Case In re McQuillan, McGuigan and McKenna  UKSC 55
Facts The appeals were as follows: · The death by shooting of Jean Smyth in 1972. No-one was prosecuted but in 2014 military logs were disclosed which gave rise to the possibility that she might have been killed by a British soldier. The Police Service of Northern Ireland (PSNI) proposed a further inquiry by its Legacy Investigation Branch. The deceased’s sister applied for a declaration that the Legacy Investigation Branch was not sufficiently independent.

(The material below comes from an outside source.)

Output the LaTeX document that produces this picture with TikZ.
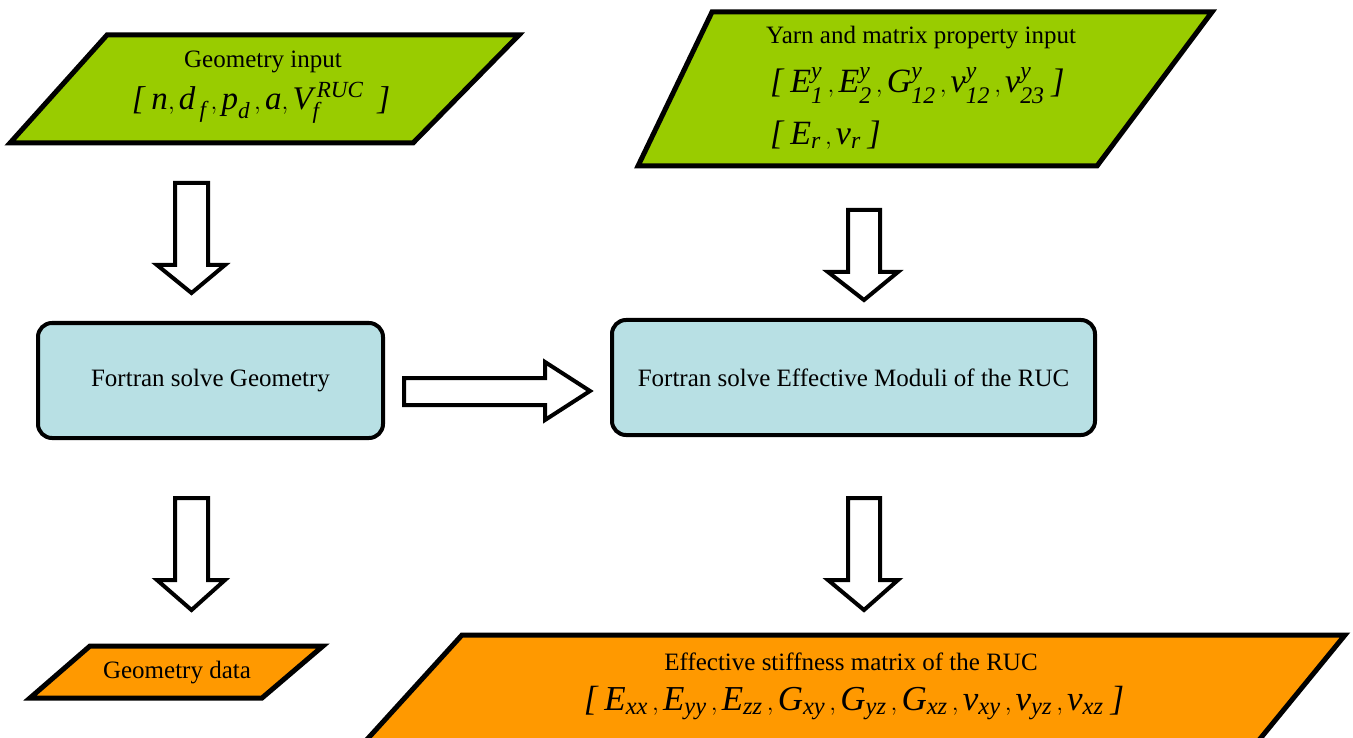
\documentclass[tikz,border=0pt]{standalone}
\usepackage{amsmath}
\usepackage{fontspec}
\setmainfont{Liberation Serif}
\newcommand\ti[1]{\textit{#1}}
\definecolor{ingreen}{HTML}{99CC00}
\definecolor{outorange}{HTML}{FF9900}
\definecolor{procblue}{HTML}{B8E0E4}
\tikzset{
  parabox/.style={draw=black,line width=5pt,line join=miter},
  procbox/.style={draw=black,line width=4pt,fill=procblue,rounded corners=14pt},
  blockarrow/.style={draw=black,line width=4pt,fill=white,line join=miter},
  lbl/.style={inner sep=0pt,align=center,font=\fontsize{25}{29}\selectfont},
  mlbl/.style={inner sep=0pt,font=\fontsize{#1}{#1}\selectfont},
  mlbl/.default=33,
}
\begin{document}
\begin{tikzpicture}[x=1pt,y=-1pt]
\useasboundingbox (0,0) rectangle (1353,738);
% input parallelograms
\draw[parabox,fill=ingreen] (107,35) -- (519,35) -- (413,143) -- (10,143) -- cycle;
\draw[parabox,fill=ingreen] (712,12) -- (1212,12) -- (1097,166) -- (638,166) -- cycle;
% output parallelograms
\draw[parabox,fill=outorange] (90,646) -- (323,646) -- (262,698) -- (30,698) -- cycle;
\draw[parabox,fill=outorange] (462,635) -- (1345,635) -- (1255,745) -- (362,745) -- cycle;
% process boxes
\node[procbox,minimum width=345pt,minimum height=115pt] (fg) at (210.5,380.5) {};
\node[procbox,minimum width=483pt,minimum height=115pt] (fe) at (853.5,377.5) {};
% texts
\node[lbl] (gi) at (263,62) {Geometry input};
\node[mlbl=33] (gim) at (261,103) {$\ti{[}\;\ti{n},\ti{d}_{\,\ti{f}}\,,\ti{p}_{\ti{d}}\,,\ti{a},{\ti{V}\,}_{\!\ti{f}}^{\ti{RUC}}\;\;\ti{]}$};
\node[lbl,anchor=west] (yi) at (766,38) {Yarn and matrix property input};
\node[mlbl=34,anchor=west] (yim) at (770,86) {$\ti{[}\;\ti{E}_{\ti{1}}^{\ti{y}}\,,\ti{E}_{\ti{2}}^{\ti{y}}\,,\ti{G}_{\ti{12}}^{\ti{y}}\,,\ti{ν}_{\ti{12}}^{\ti{y}}\,,\ti{ν}_{\ti{23}}^{\ti{y}}\;\ti{]}$};
\node[mlbl=34,anchor=west] (yir) at (770,135) {$\ti{[}\;\ti{E}_{\ti{r}}\,,\ti{ν}_{\ti{r}}\;\ti{]}$};
\node[lbl] at (fg.center) {Fortran solve Geometry};
\node[lbl] at (fe.center) {Fortran solve Effective Moduli of the RUC};
\node[lbl] (gd) at (177,673) {Geometry data};
\node[lbl] (es) at (851,662) {Effective stiffness matrix of the RUC};
\node[mlbl=35] (esm) at (854,703) {$\ti{[}\;\ti{E}_{\ti{xx}}\,,\ti{E}_{\ti{yy}}\,,\ti{E}_{\ti{zz}}\,,\ti{G}_{\ti{xy}}\,,\ti{G}_{\ti{yz}}\,,\ti{G}_{\ti{xz}}\,,\ti{ν}_{\ti{xy}}\,,\ti{ν}_{\ti{yz}}\,,\ti{ν}_{\ti{xz}}\;\ti{]}$};
% block arrows
\draw[blockarrow] (175,183) -- (208,183) -- (208,265) -- (225,265) -- (191.5,293) -- (157,265) -- (175,265) -- cycle;
\draw[blockarrow] (848,210) -- (880,210) -- (880,272) -- (898,272) -- (864,300) -- (828,272) -- (848,272) -- cycle;
\draw[blockarrow] (175,498) -- (208,498) -- (208,580) -- (225,580) -- (191.5,610) -- (157,580) -- (175,580) -- cycle;
\draw[blockarrow] (848,498) -- (880,498) -- (880,580) -- (898,580) -- (864,610) -- (828,580) -- (848,580) -- cycle;
\draw[blockarrow] (404,378) -- (545,378) -- (545,362) -- (590,391) -- (545,420) -- (545,405) -- (404,405) -- cycle;
\end{tikzpicture}
\end{document}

· Serious ill-treatment by the RUC in 1971 of 14 men, known as the hooded men. In 1978 the European Court of Human Rights found that the ill-treatment had been authorised at the highest level. It constituted inhuman and degrading treatment under article 3 of the Convention but did nit amount to torture. In 2014 the Irish national broadcasting service referred to a 1977 document from the home secretary to the prime minister. This referred to the treatment of the hooded men as torture and to its approval. This document was not before the European Court.
Decision 1. The PSNI could not be required to conduct new investigations into the death of Jean Smyth or the treatment of the hooded men despite the emergence of new evidence which raised the possibility that Smyth had been killed by the British Army and that the ill-treatment had been authorised by the British government. 2. It was likely that the treatment of the hooded men would be characterised as torture by the standards of 2021. But the European Court had ruled that it was not. The new material did not add significantly to the state of knowledge which existed in 1978. 3. In relation to the challenge to the independence of the PSNI, there was nothing to suggest that it would not be possible to assign appropriate officers to carry out further investigations to a proper standard.